##### Dataset

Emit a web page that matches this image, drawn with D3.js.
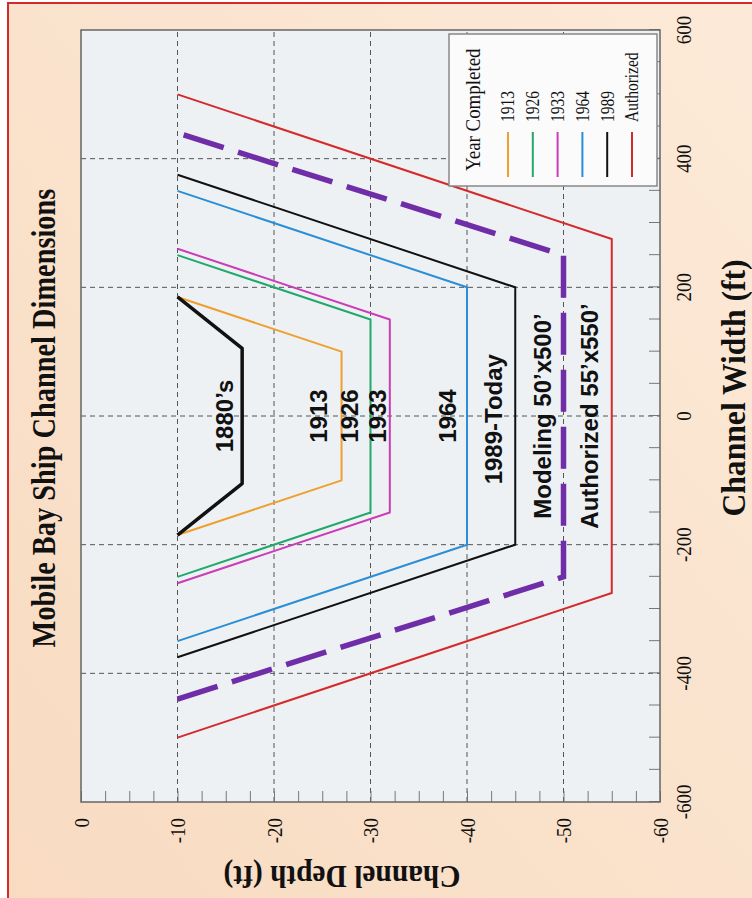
<!DOCTYPE html>
<html><head><meta charset="utf-8">
<script src="https://cdn.jsdelivr.net/npm/d3@7"></script>
<style>body{margin:0;background:#fff}svg{display:block}</style>
</head><body><svg id="c" width="752" height="898"></svg>
<script>
// ---------------- data ----------------
const widthTicks = [-600, -400, -200, 0, 200, 400, 600];
const depthTicks = [0, -10, -20, -30, -40, -50, -60];
const legendYears = ["1913", "1926", "1933", "1964", "1989", "Authorized"];
const legendColors = ["#EE9F2F", "#22A86B", "#CB3DB6", "#2A8ED6", "#111111", "#D42A2A"];
const topDepth = -10;
const topHalfWidth = [185, 250, 260, 350, 375, 500];
const bottomHalfWidth = [100, 150, 150, 200, 200, 275];
const bottomDepth = [-27, -30, -32, -40, -45, -55];
const early1880s = [[-185, -10], [-105, -16.7], [105, -16.7], [185, -10]];
const modeling = [[-440, -10], [-250, -50], [250, -50], [440, -10]];
const channelLabels = ["1880\u2019s", "1913", "1926", "1933", "1964", "1989-Today", "Modeling 50\u2019x500\u2019", "Authorized 55\u2019x550\u2019"];
const labelDepth = [-14.9, -24.6, -27.8, -30.7, -38.0, -42.8, -47.8, -52.7];
const labelWidth = [0, 0, 0, 0, 0, -5, 0, 0];

// ---------------- drawing ----------------
const svg = d3.select("#c");
const defs = svg.append("defs");
const bg = defs.append("linearGradient").attr("id", "bg").attr("x1", 1).attr("y1", 0).attr("x2", 0).attr("y2", 1);
bg.append("stop").attr("offset", 0).attr("stop-color", "#FCEAD8");
bg.append("stop").attr("offset", 1).attr("stop-color", "#F8DBC1");

svg.append("rect").attr("width", 752).attr("height", 898).attr("fill", "#fff");
svg.append("rect").attr("x", 8).attr("y", 3).attr("width", 760).attr("height", 910)
  .attr("fill", "url(#bg)").attr("stroke", "#D42A2A").attr("stroke-width", 2);

// everything in the un-rotated frame: W=898 wide, H=752 tall; then rotate -90
const g = svg.append("g").attr("transform", "translate(0,898) rotate(-90)");
const x = d3.scaleLinear().domain([-600, 600]).range([96, 868]);
const y = d3.scaleLinear().domain([0, -60]).range([81, 660]);
const serif = "'Liberation Serif','Times New Roman',serif";
const sans = "'Liberation Sans',Arial,Helvetica,sans-serif";
const SX = 0.86;

function ctext(parent, tx, ty, str, size, opts = {}) {
  const rot = opts.rotate ? ` rotate(${opts.rotate})` : "";
  return parent.append("text")
    .attr("transform", `translate(${tx},${ty})${rot} scale(${opts.sx ?? SX},1)`)
    .attr("text-anchor", opts.anchor || "middle")
    .attr("dy", opts.dy || "0.35em")
    .attr("font-family", opts.family || serif)
    .attr("font-weight", opts.weight || "normal")
    .attr("font-size", size)
    .attr("fill", "#111")
    .text(str);
}

// plot background
g.append("rect").attr("x", 96).attr("y", 81).attr("width", 772).attr("height", 579).attr("fill", "#EEF1F4");

// grid
g.append("g").selectAll("line").data(widthTicks.filter(d => Math.abs(d) < 600)).join("line")
  .attr("x1", d => x(d)).attr("x2", d => x(d)).attr("y1", 81).attr("y2", 660)
  .attr("stroke", "#555").attr("stroke-width", 1).attr("stroke-dasharray", "5,4");
g.append("g").selectAll("line").data(depthTicks.filter(d => d < 0 && d > -60)).join("line")
  .attr("x1", 96).attr("x2", 868).attr("y1", d => y(d)).attr("y2", d => y(d))
  .attr("stroke", "#555").attr("stroke-width", 1).attr("stroke-dasharray", "5,4");

// axes with inward minor ticks
const xAxis = d3.axisBottom(x).tickValues(d3.range(-600, 601, 50)).tickSize(-11).tickFormat("");
g.append("g").attr("transform", "translate(0,660)").call(xAxis)
  .call(a => a.select(".domain").remove())
  .call(a => a.selectAll("line").attr("stroke", "#777"));
const yAxis = d3.axisLeft(y).tickValues(d3.range(0, -60.1, -2.5)).tickSize(-11).tickFormat("");
g.append("g").attr("transform", "translate(96,0)").call(yAxis)
  .call(a => a.select(".domain").remove())
  .call(a => a.selectAll("line").attr("stroke", "#777"));

// tick labels
widthTicks.forEach(d => ctext(g, x(d), 683, String(d), 22));
depthTicks.forEach(d => ctext(g, 80, y(d), String(d), 22, { anchor: "end" }));

// series
const line = d3.line().x(d => x(d[0])).y(d => y(d[1]));
legendYears.forEach((yr, i) => {
  const pts = [[-topHalfWidth[i], topDepth], [-bottomHalfWidth[i], bottomDepth[i]],
               [bottomHalfWidth[i], bottomDepth[i]], [topHalfWidth[i], topDepth]];
  g.append("path").attr("d", line(pts)).attr("fill", "none")
    .attr("stroke", legendColors[i]).attr("stroke-width", 2);
});
g.append("path").attr("d", line(modeling)).attr("fill", "none")
  .attr("stroke", "#6F2DA8").attr("stroke-width", 5.5).attr("stroke-dasharray", "42,15");
g.append("path").attr("d", line(early1880s)).attr("fill", "none")
  .attr("stroke", "#111").attr("stroke-width", 3.5).attr("stroke-linejoin", "round");

// frame
g.append("rect").attr("x", 96).attr("y", 81).attr("width", 772).attr("height", 579)
  .attr("fill", "none").attr("stroke", "#666").attr("stroke-width", 1.5);

// channel labels
channelLabels.forEach((t, i) => ctext(g, x(labelWidth[i]), y(labelDepth[i]), t, 24,
  { family: sans, weight: "bold", sx: 1 }));

// legend
const lg = g.append("g");
lg.append("rect").attr("x", 712).attr("y", 449).attr("width", 152).attr("height", 208)
  .attr("fill", "#FBFBFC").attr("stroke", "#888").attr("stroke-width", 1.5);
ctext(lg, 727, 472, "Year Completed", 22, { anchor: "start" });
legendYears.forEach((yr, i) => {
  const cy = 508 + i * 24.8;
  lg.append("line").attr("x1", 721).attr("x2", 766).attr("y1", cy).attr("y2", cy)
    .attr("stroke", legendColors[i]).attr("stroke-width", 2);
  ctext(lg, 776, cy, yr, 18, { anchor: "start" });
});

// titles
ctext(g, 480, 43, "Mobile Bay Ship Channel Dimensions", 33, { weight: "bold" });
ctext(g, 510, 733, "Channel Width (ft)", 34, { weight: "bold", sx: 0.93 });
ctext(g, 21, 342, "Channel Depth (ft)", 32, { weight: "bold", rotate: -90, sx: 0.92 });
</script></body></html>
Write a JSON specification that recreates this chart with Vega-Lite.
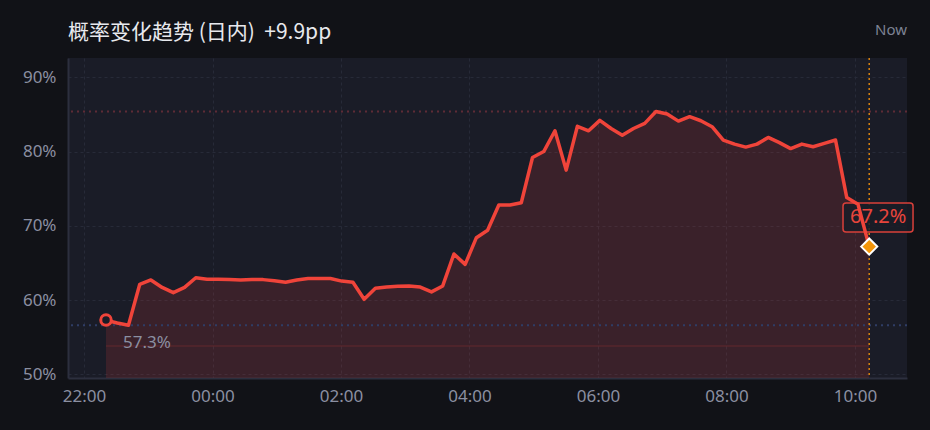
{
  "$schema": "https://vega.github.io/schema/vega-lite/v6.json",
  "width": 839,
  "height": 320,
  "autosize": {"type": "none"},
  "padding": {"left": 68, "top": 58, "right": 23, "bottom": 52},
  "background": "#111217",
  "title": {
    "text": "概率变化趋势 (日内)\u00a0\u00a0+9.9pp",
    "anchor": "start",
    "frame": "group",
    "font": "Noto Sans CJK SC",
    "fontSize": 21,
    "fontWeight": "normal",
    "color": "#e8e9ee",
    "offset": -20
  },
  "config": {
    "view": {"fill": "#1a1c27", "stroke": null},
    "axis": {
      "labelFont": "Noto Sans",
      "labelFontSize": 17,
      "labelColor": "#8b8fa1",
      "ticks": false,
      "gridColor": "#272a38",
      "gridDash": [3, 3],
      "gridWidth": 1,
      "domainColor": "#2c2f3e",
      "domainWidth": 2,
      "title": null
    }
  },
  "datasets": {
    "series": [
      {"t": "2024-01-01T22:20:30Z", "v": 57.3},
      {"t": "2024-01-01T22:30:59Z", "v": 56.9},
      {"t": "2024-01-01T22:41:28Z", "v": 56.6},
      {"t": "2024-01-01T22:51:57Z", "v": 62.1},
      {"t": "2024-01-01T23:02:26Z", "v": 62.7},
      {"t": "2024-01-01T23:12:55Z", "v": 61.7},
      {"t": "2024-01-01T23:23:24Z", "v": 61.0},
      {"t": "2024-01-01T23:33:53Z", "v": 61.7},
      {"t": "2024-01-01T23:44:22Z", "v": 63.0},
      {"t": "2024-01-01T23:54:51Z", "v": 62.8},
      {"t": "2024-01-02T00:05:20Z", "v": 62.8},
      {"t": "2024-01-02T00:15:49Z", "v": 62.75},
      {"t": "2024-01-02T00:26:18Z", "v": 62.7},
      {"t": "2024-01-02T00:36:47Z", "v": 62.75},
      {"t": "2024-01-02T00:47:16Z", "v": 62.75},
      {"t": "2024-01-02T00:57:45Z", "v": 62.6},
      {"t": "2024-01-02T01:08:14Z", "v": 62.4},
      {"t": "2024-01-02T01:18:43Z", "v": 62.7},
      {"t": "2024-01-02T01:29:12Z", "v": 62.9},
      {"t": "2024-01-02T01:39:41Z", "v": 62.9},
      {"t": "2024-01-02T01:50:10Z", "v": 62.9},
      {"t": "2024-01-02T02:00:39Z", "v": 62.55},
      {"t": "2024-01-02T02:11:08Z", "v": 62.4},
      {"t": "2024-01-02T02:21:37Z", "v": 60.1},
      {"t": "2024-01-02T02:32:06Z", "v": 61.6},
      {"t": "2024-01-02T02:42:35Z", "v": 61.75},
      {"t": "2024-01-02T02:53:04Z", "v": 61.85},
      {"t": "2024-01-02T03:03:33Z", "v": 61.9},
      {"t": "2024-01-02T03:14:02Z", "v": 61.75},
      {"t": "2024-01-02T03:24:31Z", "v": 61.1},
      {"t": "2024-01-02T03:35:00Z", "v": 61.9},
      {"t": "2024-01-02T03:45:29Z", "v": 66.2},
      {"t": "2024-01-02T03:55:58Z", "v": 64.8},
      {"t": "2024-01-02T04:06:27Z", "v": 68.4},
      {"t": "2024-01-02T04:16:56Z", "v": 69.4},
      {"t": "2024-01-02T04:27:25Z", "v": 72.8},
      {"t": "2024-01-02T04:37:54Z", "v": 72.8},
      {"t": "2024-01-02T04:48:23Z", "v": 73.1},
      {"t": "2024-01-02T04:58:52Z", "v": 79.2},
      {"t": "2024-01-02T05:09:21Z", "v": 80.0},
      {"t": "2024-01-02T05:19:50Z", "v": 82.8},
      {"t": "2024-01-02T05:30:19Z", "v": 77.5},
      {"t": "2024-01-02T05:40:48Z", "v": 83.4},
      {"t": "2024-01-02T05:51:17Z", "v": 82.8},
      {"t": "2024-01-02T06:01:46Z", "v": 84.2},
      {"t": "2024-01-02T06:12:15Z", "v": 83.1},
      {"t": "2024-01-02T06:22:44Z", "v": 82.2},
      {"t": "2024-01-02T06:33:13Z", "v": 83.1},
      {"t": "2024-01-02T06:43:42Z", "v": 83.8},
      {"t": "2024-01-02T06:54:11Z", "v": 85.4},
      {"t": "2024-01-02T07:04:40Z", "v": 85.05},
      {"t": "2024-01-02T07:15:09Z", "v": 84.1},
      {"t": "2024-01-02T07:25:38Z", "v": 84.7},
      {"t": "2024-01-02T07:36:07Z", "v": 84.15},
      {"t": "2024-01-02T07:46:36Z", "v": 83.35},
      {"t": "2024-01-02T07:57:05Z", "v": 81.55},
      {"t": "2024-01-02T08:07:34Z", "v": 81.0},
      {"t": "2024-01-02T08:18:03Z", "v": 80.6},
      {"t": "2024-01-02T08:28:32Z", "v": 81.0},
      {"t": "2024-01-02T08:39:01Z", "v": 81.9},
      {"t": "2024-01-02T08:49:30Z", "v": 81.2},
      {"t": "2024-01-02T08:59:59Z", "v": 80.4},
      {"t": "2024-01-02T09:10:28Z", "v": 81.0},
      {"t": "2024-01-02T09:20:57Z", "v": 80.65},
      {"t": "2024-01-02T09:31:26Z", "v": 81.1},
      {"t": "2024-01-02T09:41:55Z", "v": 81.55},
      {"t": "2024-01-02T09:52:24Z", "v": 73.8},
      {"t": "2024-01-02T10:02:53Z", "v": 72.9},
      {"t": "2024-01-02T10:13:22Z", "v": 67.2}
    ],
    "first": [{"t": "2024-01-01T22:20:30Z", "v": 57.3, "label": "57.3%"}],
    "last": [{"t": "2024-01-02T10:13:22Z", "v": 67.2, "label": "67.2%"}],
    "refs": [
      {"v": 85.4, "kind": "max"},
      {"v": 56.6, "kind": "min"}
    ]
  },
  "layer": [
    {
      "data": {"name": "series"},
      "mark": {"type": "area", "color": "#f0443a", "opacity": 0.15},
      "encoding": {
        "x": {
          "field": "t", "type": "temporal",
          "scale": {
            "type": "utc",
            "domain": [
              {"year": 2024, "month": 1, "date": 1, "hours": 21, "minutes": 45, "utc": true},
              {"year": 2024, "month": 1, "date": 2, "hours": 10, "minutes": 48, "seconds": 40, "utc": true}
            ]
          },
          "axis": {
            "format": "%H:%M",
            "labelPadding": 10,
            "values": [
              {"year": 2024, "month": 1, "date": 1, "hours": 22, "utc": true},
              {"year": 2024, "month": 1, "date": 2, "hours": 0, "utc": true},
              {"year": 2024, "month": 1, "date": 2, "hours": 2, "utc": true},
              {"year": 2024, "month": 1, "date": 2, "hours": 4, "utc": true},
              {"year": 2024, "month": 1, "date": 2, "hours": 6, "utc": true},
              {"year": 2024, "month": 1, "date": 2, "hours": 8, "utc": true},
              {"year": 2024, "month": 1, "date": 2, "hours": 10, "utc": true}
            ]
          }
        },
        "y": {
          "field": "v", "type": "quantitative",
          "scale": {"domain": [49.5, 92.6], "nice": false, "zero": false},
          "axis": {"values": [50, 60, 70, 80, 90], "labelExpr": "datum.value + '%'", "labelPadding": 12}
        },
        "y2": {"datum": 49.5}
      }
    },
    {
      "data": {"name": "refs"},
      "mark": {"type": "rule", "strokeDash": [2, 4], "strokeWidth": 2},
      "encoding": {
        "y": {"field": "v", "type": "quantitative"},
        "color": {
          "field": "kind", "type": "nominal",
          "scale": {"domain": ["max", "min"], "range": ["#5e2b36", "#2f3d66"]},
          "legend": null
        }
      }
    },
    {
      "data": {"name": "first"},
      "mark": {"type": "rule", "color": "#f0443a", "opacity": 0.15, "strokeWidth": 1.5},
      "encoding": {
        "x": {"field": "t", "type": "temporal"},
        "x2": {"datum": {"year": 2024, "month": 1, "date": 2, "hours": 10, "minutes": 13, "seconds": 22, "utc": true}},
        "y": {"datum": 53.8}
      }
    },
    {
      "data": {"name": "last"},
      "mark": {"type": "rule", "color": "#d9820f", "strokeDash": [2, 3], "strokeWidth": 1.5},
      "encoding": {
        "x": {"field": "t", "type": "temporal"}
      }
    },
    {
      "data": {"name": "last"},
      "mark": {"type": "rect", "fill": "#1a1c27", "fillOpacity": 0.85, "stroke": "#d9403a", "strokeWidth": 1.5, "cornerRadius": 3},
      "encoding": {
        "x": {"datum": {"year": 2024, "month": 1, "date": 2, "hours": 9, "minutes": 48, "seconds": 54, "utc": true}, "type": "temporal"},
        "x2": {"datum": {"year": 2024, "month": 1, "date": 2, "hours": 10, "minutes": 54, "seconds": 18, "utc": true}},
        "y": {"datum": 73.06, "type": "quantitative"},
        "y2": {"datum": 69.15}
      }
    },
    {
      "data": {"name": "last"},
      "mark": {"type": "text", "color": "#e8453c", "font": "Noto Sans", "fontSize": 20, "align": "center", "baseline": "middle", "dx": 9, "dy": -30},
      "encoding": {
        "x": {"field": "t", "type": "temporal"},
        "y": {"field": "v", "type": "quantitative"},
        "text": {"field": "label"}
      }
    },
    {
      "data": {"name": "first"},
      "mark": {"type": "text", "color": "#8b8fa1", "font": "Noto Sans", "fontSize": 17, "align": "left", "baseline": "middle", "dx": 17, "dy": 23},
      "encoding": {
        "x": {"field": "t", "type": "temporal"},
        "y": {"field": "v", "type": "quantitative"},
        "text": {"field": "label"}
      }
    },
    {
      "data": {"name": "series"},
      "mark": {"type": "line", "color": "#f0443a", "strokeWidth": 3.5, "strokeJoin": "round", "strokeCap": "round"},
      "encoding": {
        "x": {"field": "t", "type": "temporal"},
        "y": {"field": "v", "type": "quantitative"}
      }
    },
    {
      "data": {"name": "first"},
      "mark": {"type": "point", "shape": "circle", "size": 110, "filled": true, "fill": "#1a1c27", "stroke": "#f0443a", "strokeWidth": 3, "opacity": 1},
      "encoding": {
        "x": {"field": "t", "type": "temporal"},
        "y": {"field": "v", "type": "quantitative"}
      }
    },
    {
      "data": {"name": "last"},
      "mark": {"type": "point", "shape": "diamond", "size": 260, "filled": true, "fill": "#f5960a", "stroke": "#ffffff", "strokeWidth": 2, "opacity": 1},
      "encoding": {
        "x": {"field": "t", "type": "temporal"},
        "y": {"field": "v", "type": "quantitative"}
      }
    },
    {
      "data": {"values": [{"label": "Now"}]},
      "mark": {"type": "text", "color": "#7d8294", "font": "Noto Sans", "fontSize": 15, "align": "right", "baseline": "middle"},
      "encoding": {
        "x": {"datum": {"year": 2024, "month": 1, "date": 2, "hours": 10, "minutes": 48, "seconds": 40, "utc": true}, "type": "temporal"},
        "y": {"datum": 96.4, "type": "quantitative"},
        "text": {"field": "label"}
      }
    }
  ]
}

##########

[Task description] Repeat the records above exactly, from the first line through the line containing "const labelWidth = [0, 0, 0, 0, 0, -5, 0, 0];", and leave out the pictures.

[Task result]
Emit a web page that matches this image, drawn with D3.js.
<!DOCTYPE html>
<html><head><meta charset="utf-8">
<script src="https://cdn.jsdelivr.net/npm/d3@7"></script>
<style>body{margin:0;background:#fff}svg{display:block}</style>
</head><body><svg id="c" width="752" height="898"></svg>
<script>
// ---------------- data ----------------
const widthTicks = [-600, -400, -200, 0, 200, 400, 600];
const depthTicks = [0, -10, -20, -30, -40, -50, -60];
const legendYears = ["1913", "1926", "1933", "1964", "1989", "Authorized"];
const legendColors = ["#EE9F2F", "#22A86B", "#CB3DB6", "#2A8ED6", "#111111", "#D42A2A"];
const topDepth = -10;
const topHalfWidth = [185, 250, 260, 350, 375, 500];
const bottomHalfWidth = [100, 150, 150, 200, 200, 275];
const bottomDepth = [-27, -30, -32, -40, -45, -55];
const early1880s = [[-185, -10], [-105, -16.7], [105, -16.7], [185, -10]];
const modeling = [[-440, -10], [-250, -50], [250, -50], [440, -10]];
const channelLabels = ["1880\u2019s", "1913", "1926", "1933", "1964", "1989-Today", "Modeling 50\u2019x500\u2019", "Authorized 55\u2019x550\u2019"];
const labelDepth = [-14.9, -24.6, -27.8, -30.7, -38.0, -42.8, -47.8, -52.7];
const labelWidth = [0, 0, 0, 0, 0, -5, 0, 0];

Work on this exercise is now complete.